Plastic solar-cell efficiency breaks record

WINSTON-SALEM, NC-The global search for a sustainable energy supply is making significant strides at Wake Forest University as researchers at the university’s Center for Nanotechnology and Molecular Materials have announced that they have pushed the efficiency of plastic solar cells to more than 6%.

WINSTON-SALEM, NC-The global search for a sustainable energy supply is making significant strides at Wake Forest University as researchers at the university’s Center for Nanotechnology and Molecular Materials have announced that they have pushed the efficiency of plastic solar cells to more than 6%.

In a paper appearing in the journal Applied Physics Letters, Wake Forest researchers describe how they have achieved record efficiency for organic or flexible, plastic solar cells by creating “nano-filaments” within light absorbing plastic, similar to the veins in tree leaves. This allows for the use of thicker absorbing layers in the devices, which capture more of the sun’s light.

Efficient plastic solar cells are extremely desirable because they are inexpensive and light weight, especially in comparison to traditional silicon solar panels. Traditional solar panels are heavy and bulky and convert about 12% of the light that hits them to useful electrical power. Researchers have worked for years to create flexible, or “conformal,” organic solar cells that can be wrapped around surfaces, rolled up or even painted onto structures.

Three percent was the highest efficiency ever achieved for plastic solar cells until 2005 when David Carroll, director of the Wake Forest nanotechnology center, and his research group announced they had come close to reaching 5% efficiency.

Now, a little more than a year later, Carroll said his group has surpassed the 6% mark.
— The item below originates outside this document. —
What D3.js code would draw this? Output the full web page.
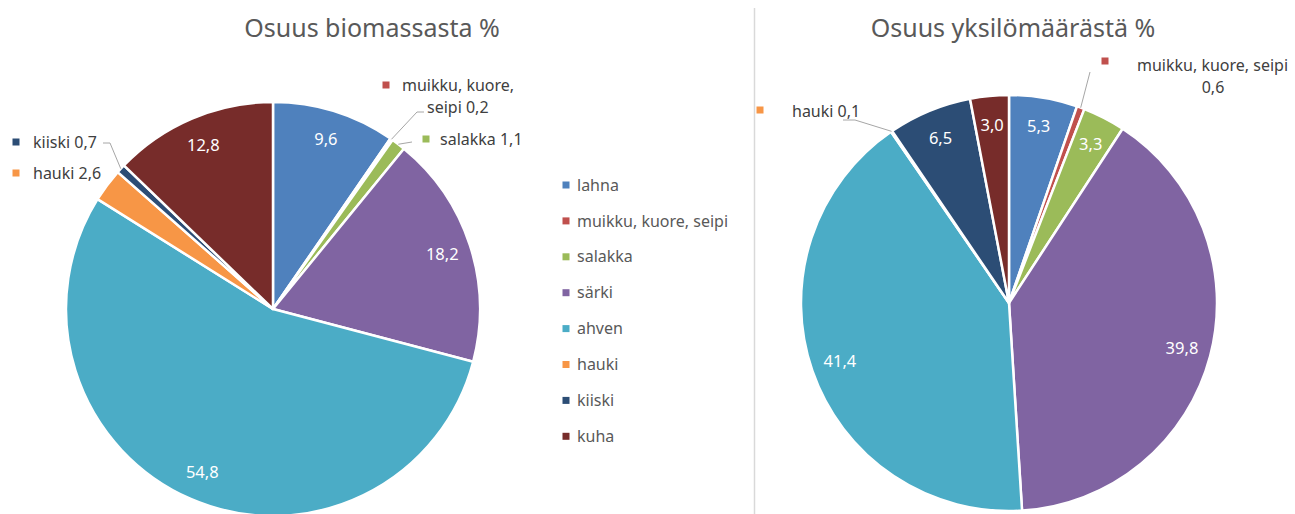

“Within only two years we have more than doubled the 3% mark,” Carroll said. “I fully expect to see higher numbers within the next two years, which may make plastic devices the photovoltaic of choice.”

In order to be considered a viable technology for commercial use, solar cells must be able to convert about 8% of the energy in sunlight to electricity. Wake Forest researchers hope to reach 10% in the next year, said Carroll, who is also associate professor of physics at Wake Forest.

Because they are flexible and easy to work with, plastic solar cells could be used as a replacement for roof tiling or home siding products or incorporated into traditional building facades. These energy harvesting devices could also be placed on automobiles. Since plastic solar cells are much lighter than the silicon solar panels structures do not have to be reinforced to support additional weight.

A large part of Carroll’s research is funded by the United States Air Force, which is interested in the potential uses of more efficient, light-weight solar cells for satellites and spacecraft. Other members of Carroll’s research team include Jiwen Liu and Manoj Namboothiry, postdoctoral associates at Wake Forest’s nanotechnology center, and Kyungkon Kim, a postdoctoral researcher at the center, who has moved to the Materials Science & Technology Division at the Korea Institute of Science and Technology in Seoul.

World solar photovoltaic market installations reached a record high of 1,744 megawatts (MW) in 2006, representing 19% growth over 2005, according to the 2007 World PV Industry Report from SolarBuzz. Spain and the United States were the strong performers. The Spanish market was up over 200% in 2006, while the U.S. market grew 33%. World solar cell production reached a consolidated figure of 2,204 MW in 2006, up from 1,656 MW a year earlier. Japanese producers lost ground, dropping from 46% to 39% share, to the benefit of Chinese cell manufacturers.

Polysilicon production rose 16% in 2006, which, when combined with aggressive PV industry procurement, allowed a marginally higher market growth rate than projected 12 months ago. Nonetheless, polysilicon supply issues will still constrain cell production in 2007.